3/14/16 KNDO/KNDU: Disaster Accountability Project claims emergency preparedness around Columbia Generating Station is inadequate


Disaster Accountability Project claims emergency preparedness around Columbia Generating Station is inadequate

Posted: Mar 14, 2016 6:42 PM EDT

Updated: Mar 14, 2016 6:42 PM EDT

Posted by Morgan Ashley

NBC Right Now/KNDO/KNDU Tri-Cities, Yakima, WA |

HANFORD, WA- An organization called the Disaster Accountability Project released a study they say shows emergency planning around the Columbia Generating Station, the nuclear reactor near Hanford is “dangerously inadequate”.

“I do think that they are kind of using a sensationalistic type of approach. We all do have plans, we all do exercise, we exercise those plans every year. FEMA and the nuclear regulatory commission are constantly in here evaluating our plans and evaluating our exercises,” Sean Davis, Director of Franklin County Emergency Management explained.

The east coast based Disaster Accountability Project, a non-profit formed post-Hurricane Katrina conducted a four month study through public information requests to analyze how prepared our area is to handle a disaster at Energy Northwest’s Columbia Generating Station. “We could not get some of the reports that we asked these jurisdictions for. They should have been able to provide them,” said Disaster Accountability Project Executive Director Ben Smilowitz.

DAP asked for public educational materials, hazard plans and emergency plans specific to Columbia Generating Station from seven counties surrounding the reactor.

“We have river sirens as well as sirens that were put out in residential areas. Franklin County actually has 21 new sirens that were installed this year. I think our folks are pretty well taken care of and informed,” explained Davis.

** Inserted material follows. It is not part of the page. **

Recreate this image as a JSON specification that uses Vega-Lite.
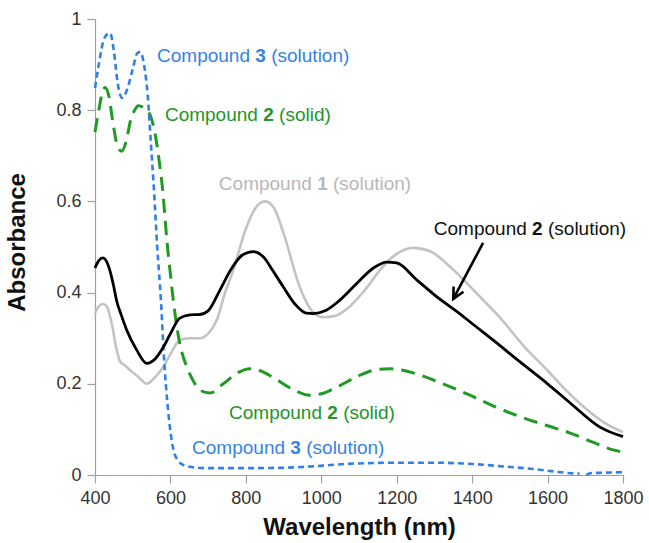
{
  "$schema": "https://vega.github.io/schema/vega-lite/v6.json",
  "width": 528,
  "height": 456,
  "autosize": "none",
  "padding": {"left": 95, "top": 19, "right": 26, "bottom": 68},
  "background": "white",
  "config": {
    "view": {"stroke": null},
    "font": "Liberation Sans",
    "axis": {
      "grid": false,
      "domainColor": "#a0a0a0",
      "domainWidth": 1.2,
      "tickColor": "#a0a0a0",
      "tickWidth": 1.2,
      "tickSize": 8,
      "labelFont": "Liberation Sans",
      "labelFontSize": 18,
      "labelColor": "#333333",
      "labelFlush": false,
      "labelOverlap": false,
      "titleFont": "Liberation Sans",
      "titleFontSize": 24,
      "titleFontWeight": "bold",
      "titleColor": "#111111"
    }
  },
  "datasets": {
    "c3solution": [
      {"nm": 400, "abs": 0.849, "seg": "a"}, {"nm": 410, "abs": 0.9, "seg": "a"}, {"nm": 420, "abs": 0.945, "seg": "a"},
      {"nm": 430, "abs": 0.965, "seg": "a"}, {"nm": 440, "abs": 0.969, "seg": "a"}, {"nm": 450, "abs": 0.93, "seg": "a"},
      {"nm": 460, "abs": 0.86, "seg": "a"}, {"nm": 472, "abs": 0.827, "seg": "a"}, {"nm": 485, "abs": 0.845, "seg": "a"},
      {"nm": 500, "abs": 0.89, "seg": "a"}, {"nm": 512, "abs": 0.925, "seg": "a"}, {"nm": 520, "abs": 0.928, "seg": "a"},
      {"nm": 530, "abs": 0.9, "seg": "a"}, {"nm": 540, "abs": 0.83, "seg": "a"}, {"nm": 548, "abs": 0.73, "seg": "a"},
      {"nm": 556, "abs": 0.63, "seg": "a"}, {"nm": 565, "abs": 0.5, "seg": "a"}, {"nm": 575, "abs": 0.38, "seg": "a"},
      {"nm": 582, "abs": 0.27, "seg": "a"}, {"nm": 594, "abs": 0.14, "seg": "a"}, {"nm": 608, "abs": 0.055, "seg": "a"},
      {"nm": 620, "abs": 0.032, "seg": "a"}, {"nm": 634, "abs": 0.022, "seg": "a"}, {"nm": 660, "abs": 0.017, "seg": "a"},
      {"nm": 700, "abs": 0.015, "seg": "a"}, {"nm": 800, "abs": 0.015, "seg": "a"}, {"nm": 900, "abs": 0.016, "seg": "a"},
      {"nm": 997, "abs": 0.02, "seg": "a"}, {"nm": 1060, "abs": 0.024, "seg": "a"}, {"nm": 1121, "abs": 0.026, "seg": "a"},
      {"nm": 1200, "abs": 0.027, "seg": "a"}, {"nm": 1297, "abs": 0.027, "seg": "a"}, {"nm": 1402, "abs": 0.024, "seg": "a"},
      {"nm": 1480, "abs": 0.019, "seg": "a"}, {"nm": 1562, "abs": 0.013, "seg": "a"}, {"nm": 1615, "abs": 0.008, "seg": "a"},
      {"nm": 1660, "abs": 0.004, "seg": "a"}, {"nm": 1685, "abs": 0.003, "seg": "a"},
      {"nm": 1703, "abs": 0.0, "seg": "b"}, {"nm": 1713, "abs": 0.004, "seg": "b"}, {"nm": 1750, "abs": 0.005, "seg": "b"},
      {"nm": 1800, "abs": 0.006, "seg": "b"}
    ],
    "c2solid": [
      {"nm": 400, "abs": 0.752}, {"nm": 410, "abs": 0.8}, {"nm": 420, "abs": 0.84}, {"nm": 427, "abs": 0.85},
      {"nm": 437, "abs": 0.83}, {"nm": 448, "abs": 0.77}, {"nm": 460, "abs": 0.72}, {"nm": 471, "abs": 0.71},
      {"nm": 482, "abs": 0.73}, {"nm": 495, "abs": 0.78}, {"nm": 505, "abs": 0.8}, {"nm": 515, "abs": 0.81},
      {"nm": 530, "abs": 0.805}, {"nm": 546, "abs": 0.79}, {"nm": 560, "abs": 0.745}, {"nm": 570, "abs": 0.69},
      {"nm": 580, "abs": 0.62}, {"nm": 590, "abs": 0.52}, {"nm": 600, "abs": 0.44}, {"nm": 608, "abs": 0.38},
      {"nm": 620, "abs": 0.31}, {"nm": 630, "abs": 0.27}, {"nm": 642, "abs": 0.24}, {"nm": 652, "abs": 0.22},
      {"nm": 665, "abs": 0.2}, {"nm": 678, "abs": 0.186}, {"nm": 705, "abs": 0.18}, {"nm": 740, "abs": 0.2},
      {"nm": 780, "abs": 0.225}, {"nm": 811, "abs": 0.233}, {"nm": 840, "abs": 0.228}, {"nm": 870, "abs": 0.215},
      {"nm": 920, "abs": 0.19}, {"nm": 970, "abs": 0.175}, {"nm": 1000, "abs": 0.178}, {"nm": 1042, "abs": 0.193},
      {"nm": 1100, "abs": 0.218}, {"nm": 1140, "abs": 0.23}, {"nm": 1182, "abs": 0.233}, {"nm": 1220, "abs": 0.229},
      {"nm": 1262, "abs": 0.219}, {"nm": 1323, "abs": 0.2}, {"nm": 1394, "abs": 0.175}, {"nm": 1460, "abs": 0.15},
      {"nm": 1527, "abs": 0.128}, {"nm": 1600, "abs": 0.108}, {"nm": 1660, "abs": 0.092}, {"nm": 1720, "abs": 0.072},
      {"nm": 1774, "abs": 0.055}, {"nm": 1800, "abs": 0.05}
    ],
    "c1solution": [
      {"nm": 400, "abs": 0.355}, {"nm": 410, "abs": 0.37}, {"nm": 421, "abs": 0.375}, {"nm": 431, "abs": 0.37},
      {"nm": 445, "abs": 0.33}, {"nm": 456, "abs": 0.28}, {"nm": 466, "abs": 0.25}, {"nm": 480, "abs": 0.24},
      {"nm": 493, "abs": 0.23}, {"nm": 515, "abs": 0.215}, {"nm": 537, "abs": 0.2}, {"nm": 560, "abs": 0.215},
      {"nm": 581, "abs": 0.237}, {"nm": 600, "abs": 0.265}, {"nm": 625, "abs": 0.296}, {"nm": 650, "abs": 0.3},
      {"nm": 678, "abs": 0.3}, {"nm": 700, "abs": 0.31}, {"nm": 723, "abs": 0.34}, {"nm": 745, "abs": 0.4},
      {"nm": 767, "abs": 0.45}, {"nm": 800, "abs": 0.54}, {"nm": 830, "abs": 0.59}, {"nm": 851, "abs": 0.6},
      {"nm": 875, "abs": 0.585}, {"nm": 900, "abs": 0.53}, {"nm": 944, "abs": 0.41}, {"nm": 975, "abs": 0.36},
      {"nm": 1005, "abs": 0.346}, {"nm": 1040, "abs": 0.35}, {"nm": 1076, "abs": 0.37}, {"nm": 1120, "abs": 0.41},
      {"nm": 1156, "abs": 0.45}, {"nm": 1200, "abs": 0.485}, {"nm": 1244, "abs": 0.498}, {"nm": 1290, "abs": 0.49},
      {"nm": 1350, "abs": 0.45}, {"nm": 1410, "abs": 0.4}, {"nm": 1474, "abs": 0.345}, {"nm": 1540, "abs": 0.28},
      {"nm": 1599, "abs": 0.23}, {"nm": 1650, "abs": 0.185}, {"nm": 1705, "abs": 0.143}, {"nm": 1750, "abs": 0.115},
      {"nm": 1800, "abs": 0.094}
    ],
    "c2solution": [
      {"nm": 400, "abs": 0.454}, {"nm": 410, "abs": 0.47}, {"nm": 421, "abs": 0.476}, {"nm": 435, "abs": 0.46},
      {"nm": 448, "abs": 0.42}, {"nm": 458, "abs": 0.38}, {"nm": 470, "abs": 0.35}, {"nm": 484, "abs": 0.318},
      {"nm": 510, "abs": 0.275}, {"nm": 537, "abs": 0.245}, {"nm": 560, "abs": 0.255}, {"nm": 581, "abs": 0.28},
      {"nm": 600, "abs": 0.31}, {"nm": 625, "abs": 0.344}, {"nm": 652, "abs": 0.351}, {"nm": 678, "abs": 0.352},
      {"nm": 700, "abs": 0.36}, {"nm": 731, "abs": 0.405}, {"nm": 760, "abs": 0.45}, {"nm": 790, "abs": 0.482},
      {"nm": 820, "abs": 0.49}, {"nm": 850, "abs": 0.475}, {"nm": 870, "abs": 0.45}, {"nm": 899, "abs": 0.413},
      {"nm": 930, "abs": 0.375}, {"nm": 960, "abs": 0.355}, {"nm": 979, "abs": 0.354}, {"nm": 1010, "abs": 0.36},
      {"nm": 1050, "abs": 0.384}, {"nm": 1100, "abs": 0.425}, {"nm": 1140, "abs": 0.455}, {"nm": 1174, "abs": 0.467},
      {"nm": 1200, "abs": 0.465}, {"nm": 1253, "abs": 0.428}, {"nm": 1300, "abs": 0.395}, {"nm": 1376, "abs": 0.348},
      {"nm": 1394, "abs": 0.336}, {"nm": 1460, "abs": 0.293}, {"nm": 1527, "abs": 0.248}, {"nm": 1600, "abs": 0.2},
      {"nm": 1660, "abs": 0.158}, {"nm": 1739, "abs": 0.105}, {"nm": 1800, "abs": 0.084}
    ],
    "labels": [
      {"nm": 839, "abs": 0.919, "num": "3", "state": "(solution)", "color": "#3583e6"},
      {"nm": 860, "abs": 0.79, "num": "2", "state": "(solid)", "color": "#22962a"},
      {"nm": 1003, "abs": 0.638, "num": "1", "state": "(solution)", "color": "#b8b8b8"},
      {"nm": 1573, "abs": 0.539, "num": "2", "state": "(solution)", "color": "#111111"},
      {"nm": 1030, "abs": 0.136, "num": "2", "state": "(solid)", "color": "#22962a"},
      {"nm": 932, "abs": 0.059, "num": "3", "state": "(solution)", "color": "#3583e6"}
    ],
    "arrow": [
      {"nm": 1429, "abs": 0.509, "nm2": 1350, "abs2": 0.386}
    ]
  },
  "encoding": {
    "x": {
      "field": "nm", "type": "quantitative",
      "scale": {"domain": [400, 1800], "nice": false, "zero": false},
      "axis": {
        "title": "Wavelength (nm)",
        "values": [400, 600, 800, 1000, 1200, 1400, 1600, 1800],
        "format": "d",
        "labelPadding": 6,
        "titleX": 264, "titleY": 52, "titleBaseline": "middle", "titleAlign": "center"
      }
    },
    "y": {
      "field": "abs", "type": "quantitative",
      "scale": {"domain": [0, 1], "nice": false},
      "axis": {
        "title": "Absorbance",
        "values": [0, 0.2, 0.4, 0.6, 0.8, 1],
        "format": "~g",
        "labelPadding": 6,
        "titleX": -78, "titleY": 223, "titleBaseline": "middle", "titleAlign": "center", "titleAngle": -90
      }
    }
  },
  "layer": [
    {
      "data": {"name": "c1solution"},
      "mark": {"type": "line", "color": "#c3c3c3", "strokeWidth": 2.6, "interpolate": "monotone"}
    },
    {
      "data": {"name": "c2solid"},
      "mark": {"type": "line", "color": "#1f9a22", "strokeWidth": 3, "strokeDash": [14, 8], "interpolate": "monotone"}
    },
    {
      "data": {"name": "c3solution"},
      "mark": {"type": "line", "color": "#2f80ea", "strokeWidth": 2.6, "strokeDash": [6, 4], "interpolate": "monotone"},
      "encoding": {"detail": {"field": "seg"}}
    },
    {
      "data": {"name": "c2solution"},
      "mark": {"type": "line", "color": "#000000", "strokeWidth": 2.8, "interpolate": "monotone"}
    },
    {
      "data": {"name": "arrow"},
      "mark": {"type": "rule", "color": "#000000", "strokeWidth": 2.6},
      "encoding": {"x2": {"field": "nm2"}, "y2": {"field": "abs2"}}
    },
    {
      "data": {"name": "arrow"},
      "mark": {
        "type": "point", "shape": "M-0.5,1L0,0L0.5,1", "filled": false,
        "stroke": "#000000", "strokeWidth": 2.6, "size": 500, "angle": 208, "opacity": 1
      },
      "encoding": {"x": {"field": "nm2", "type": "quantitative"}, "y": {"field": "abs2", "type": "quantitative"}}
    },
    {
      "data": {"name": "labels"},
      "mark": {"type": "text", "align": "right", "baseline": "middle", "fontSize": 19, "dx": -10.6, "text": "Compound"},
      "encoding": {"color": {"field": "color", "type": "nominal", "scale": null}}
    },
    {
      "data": {"name": "labels"},
      "mark": {"type": "text", "align": "center", "baseline": "middle", "fontSize": 19, "fontWeight": "bold"},
      "encoding": {"text": {"field": "num"}, "color": {"field": "color", "type": "nominal", "scale": null}}
    },
    {
      "data": {"name": "labels"},
      "mark": {"type": "text", "align": "left", "baseline": "middle", "fontSize": 19, "dx": 10.6},
      "encoding": {"text": {"field": "state"}, "color": {"field": "color", "type": "nominal", "scale": null}}
    }
  ]
}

However, the project claims only one county provided them with information on shadow evacuations, those go beyond the federally required 10 mile radius. “We meet the federal requirements, nuclear power has been around for a long time and these federal requirements are because of things they saw in the past,” Jeremy Beck, Emergency Manager for Benton County, said.

Benton County, the City of Richland, Grant County, City of Kennewick, Adams County, Walla Walla County, Yakima and Kittitas County did not have these plans on file or did not provide them, according to the study.

“If the neighboring jurisdictions are not planning effectively, then it is very possible that people from inside that 10 mile zone just won’t be able to get out,” Smilowitz explained.

Benton and Franklin County Emergency Management teams say all the same data provided through Franklin County applies to Benton as well. “We do take those shadow evacuations into our planning, into consideration when we do the exercises. We are always looking at, ‘Hey, do we need to evacuate further? What else do we need to do?’,” explained Beck.

Although each county is meeting its government requirement, the Disaster Accountability Project believes residents should know about the risks and learn from disasters like Fukushima. “We want local residents of Benton, Franklin, Grant, Adams, Walla Walla, and Yakima county to tell their local emergency managers and local county officials that they want planning. Even if Washington is not going to mandate it,” Smilowitz concluded.

NBC Right Now also spoke with Mike Paoli, a spokesperson for Energy Northwest. Paoli, along with emergency management meet with Washington State Agriculture representatives, Washington State Emergency Management, Washington State Health Department representatives, Benton and Franklin Heath, Department of Energy representatives and surrounding counties as well as the State of Oregon on a regular basis.